Deformable Attentive Visual Enhancement for Referring Segmentation Using Vision-Language Model
Alaa Dalaq, Muzammil Behzad
TL;DR
Referring image segmentation requires precise cross-modal grounding between language and complex object boundaries. SegVLM introduces deformable-attentive visual enhancement, SE recalibration, residual fusion, and a Referring-Aware Fusion (RAF) loss to improve cross-modal alignment and boundary accuracy within a vision-language framework. The RAF loss combines BCE, Focal, and Adaptive Dice components to address class imbalance and hard boundary pixels, while deformable convolutions enable adaptive receptive fields and language-conditioned dynamic kernels.

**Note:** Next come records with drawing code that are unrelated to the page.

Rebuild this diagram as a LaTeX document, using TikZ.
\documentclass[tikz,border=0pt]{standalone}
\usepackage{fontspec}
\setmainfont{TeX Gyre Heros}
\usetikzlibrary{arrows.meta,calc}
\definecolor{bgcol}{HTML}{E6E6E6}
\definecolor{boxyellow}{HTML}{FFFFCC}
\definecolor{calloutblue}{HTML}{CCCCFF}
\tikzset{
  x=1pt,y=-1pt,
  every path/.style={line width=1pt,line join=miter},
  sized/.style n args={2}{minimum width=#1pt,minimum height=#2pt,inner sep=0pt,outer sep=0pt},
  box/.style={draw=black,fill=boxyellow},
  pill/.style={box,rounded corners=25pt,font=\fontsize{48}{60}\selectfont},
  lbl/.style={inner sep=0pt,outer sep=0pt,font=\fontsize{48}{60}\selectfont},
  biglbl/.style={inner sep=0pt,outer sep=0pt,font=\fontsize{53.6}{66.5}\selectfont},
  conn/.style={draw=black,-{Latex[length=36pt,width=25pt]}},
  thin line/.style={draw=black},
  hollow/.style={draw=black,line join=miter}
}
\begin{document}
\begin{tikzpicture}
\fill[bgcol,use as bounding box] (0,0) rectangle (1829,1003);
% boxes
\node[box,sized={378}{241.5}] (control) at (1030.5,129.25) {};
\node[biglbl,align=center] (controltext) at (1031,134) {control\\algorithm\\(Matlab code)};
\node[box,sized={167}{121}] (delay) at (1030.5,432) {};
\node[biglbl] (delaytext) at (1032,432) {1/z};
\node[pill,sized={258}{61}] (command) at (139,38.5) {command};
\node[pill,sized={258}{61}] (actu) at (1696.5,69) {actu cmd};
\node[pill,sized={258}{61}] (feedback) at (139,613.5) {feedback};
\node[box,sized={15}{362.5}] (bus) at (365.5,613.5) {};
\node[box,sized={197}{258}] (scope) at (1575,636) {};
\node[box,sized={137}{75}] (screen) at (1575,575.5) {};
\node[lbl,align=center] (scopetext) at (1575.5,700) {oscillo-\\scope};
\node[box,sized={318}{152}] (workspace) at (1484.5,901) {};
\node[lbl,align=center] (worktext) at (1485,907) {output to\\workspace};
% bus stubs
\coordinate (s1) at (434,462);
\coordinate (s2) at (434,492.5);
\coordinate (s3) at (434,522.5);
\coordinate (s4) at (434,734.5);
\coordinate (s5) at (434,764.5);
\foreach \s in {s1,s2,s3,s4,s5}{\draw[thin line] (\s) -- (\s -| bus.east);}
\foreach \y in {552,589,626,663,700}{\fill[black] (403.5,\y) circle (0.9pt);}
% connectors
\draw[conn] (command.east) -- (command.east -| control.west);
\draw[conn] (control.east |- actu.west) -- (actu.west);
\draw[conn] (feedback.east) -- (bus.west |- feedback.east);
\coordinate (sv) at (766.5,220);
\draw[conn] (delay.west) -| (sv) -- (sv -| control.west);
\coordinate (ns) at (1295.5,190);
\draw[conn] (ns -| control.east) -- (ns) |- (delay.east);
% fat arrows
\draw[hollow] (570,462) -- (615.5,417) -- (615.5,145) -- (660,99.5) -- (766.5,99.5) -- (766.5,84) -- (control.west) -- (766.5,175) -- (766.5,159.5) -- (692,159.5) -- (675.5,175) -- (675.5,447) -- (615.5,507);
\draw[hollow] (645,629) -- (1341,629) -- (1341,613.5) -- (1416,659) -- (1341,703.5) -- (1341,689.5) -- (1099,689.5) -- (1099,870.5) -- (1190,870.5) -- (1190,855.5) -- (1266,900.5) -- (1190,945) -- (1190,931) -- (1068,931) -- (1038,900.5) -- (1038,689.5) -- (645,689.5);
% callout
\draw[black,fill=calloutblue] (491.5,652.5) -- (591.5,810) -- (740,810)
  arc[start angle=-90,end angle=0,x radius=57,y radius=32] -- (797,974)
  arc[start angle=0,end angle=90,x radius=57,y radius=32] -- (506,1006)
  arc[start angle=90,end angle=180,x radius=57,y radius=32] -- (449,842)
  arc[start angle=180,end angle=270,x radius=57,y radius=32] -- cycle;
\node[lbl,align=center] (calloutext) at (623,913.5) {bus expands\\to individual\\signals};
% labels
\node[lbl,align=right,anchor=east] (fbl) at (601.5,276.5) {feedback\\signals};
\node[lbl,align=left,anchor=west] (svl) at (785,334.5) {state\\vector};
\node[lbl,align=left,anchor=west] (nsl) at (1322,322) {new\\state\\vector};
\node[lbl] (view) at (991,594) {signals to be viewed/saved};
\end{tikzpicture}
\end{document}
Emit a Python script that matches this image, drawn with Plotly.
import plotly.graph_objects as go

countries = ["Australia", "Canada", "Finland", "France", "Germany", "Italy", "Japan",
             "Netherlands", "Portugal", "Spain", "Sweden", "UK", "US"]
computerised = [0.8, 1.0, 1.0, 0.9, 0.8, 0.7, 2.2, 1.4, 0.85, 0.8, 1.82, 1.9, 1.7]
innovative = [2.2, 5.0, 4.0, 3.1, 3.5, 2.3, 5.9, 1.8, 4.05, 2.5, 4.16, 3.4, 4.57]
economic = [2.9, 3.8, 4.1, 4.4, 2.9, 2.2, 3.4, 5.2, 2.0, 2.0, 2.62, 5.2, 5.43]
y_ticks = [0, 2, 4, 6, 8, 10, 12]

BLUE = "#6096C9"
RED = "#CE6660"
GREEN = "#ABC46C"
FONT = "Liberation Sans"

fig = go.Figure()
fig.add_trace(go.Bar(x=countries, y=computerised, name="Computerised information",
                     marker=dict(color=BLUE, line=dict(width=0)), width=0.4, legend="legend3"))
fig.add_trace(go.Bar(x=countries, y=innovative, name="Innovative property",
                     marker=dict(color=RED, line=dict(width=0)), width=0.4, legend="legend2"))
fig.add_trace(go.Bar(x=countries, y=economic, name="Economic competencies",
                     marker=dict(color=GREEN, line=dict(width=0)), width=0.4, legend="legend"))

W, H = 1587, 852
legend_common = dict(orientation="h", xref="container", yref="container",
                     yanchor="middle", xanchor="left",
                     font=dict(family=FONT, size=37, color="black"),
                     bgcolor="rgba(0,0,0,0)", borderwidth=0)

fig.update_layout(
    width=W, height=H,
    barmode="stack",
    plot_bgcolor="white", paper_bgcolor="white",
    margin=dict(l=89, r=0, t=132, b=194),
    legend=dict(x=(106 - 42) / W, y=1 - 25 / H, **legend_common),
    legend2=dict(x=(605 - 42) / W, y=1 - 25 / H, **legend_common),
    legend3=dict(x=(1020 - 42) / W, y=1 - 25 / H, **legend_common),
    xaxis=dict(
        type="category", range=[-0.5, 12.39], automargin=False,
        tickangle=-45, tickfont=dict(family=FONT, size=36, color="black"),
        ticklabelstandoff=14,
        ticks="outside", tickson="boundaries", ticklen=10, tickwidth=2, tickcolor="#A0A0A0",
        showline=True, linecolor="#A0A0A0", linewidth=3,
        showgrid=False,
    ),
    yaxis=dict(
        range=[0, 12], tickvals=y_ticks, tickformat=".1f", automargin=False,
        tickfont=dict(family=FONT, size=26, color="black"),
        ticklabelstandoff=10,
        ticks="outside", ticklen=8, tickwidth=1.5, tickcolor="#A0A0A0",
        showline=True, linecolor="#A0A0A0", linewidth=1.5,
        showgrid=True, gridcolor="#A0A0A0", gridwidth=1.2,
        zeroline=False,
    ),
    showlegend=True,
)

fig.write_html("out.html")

Evaluated on PhraseCut, SegVLM achieves an IoU of about $IoU \approx 53.9\%$ with strong boundary precision and maintains efficiency with ~63M parameters, demonstrating robust generalization to synthetic prompts and cross-domain datasets for practical deployment.
Abstract
Image segmentation is a fundamental task in computer vision, aimed at partitioning an image into semantically meaningful regions. Referring image segmentation extends this task by using natural language expressions to localize specific objects, requiring effective integration of visual and linguistic information. In this work, we propose SegVLM, a vision-language model that incorporates architectural improvements to enhance segmentation accuracy and cross-modal alignment. The model integrates squeeze-and-excitation (SE) blocks for dynamic feature recalibration, deformable convolutions for geometric adaptability, and residual connections for deep feature learning. We also introduce a novel referring-aware fusion (RAF) loss that balances region-level alignment, boundary precision, and class imbalance. Extensive experiments and ablation studies demonstrate that each component contributes to consistent performance improvements. SegVLM also shows strong generalization across diverse datasets and referring expression scenarios.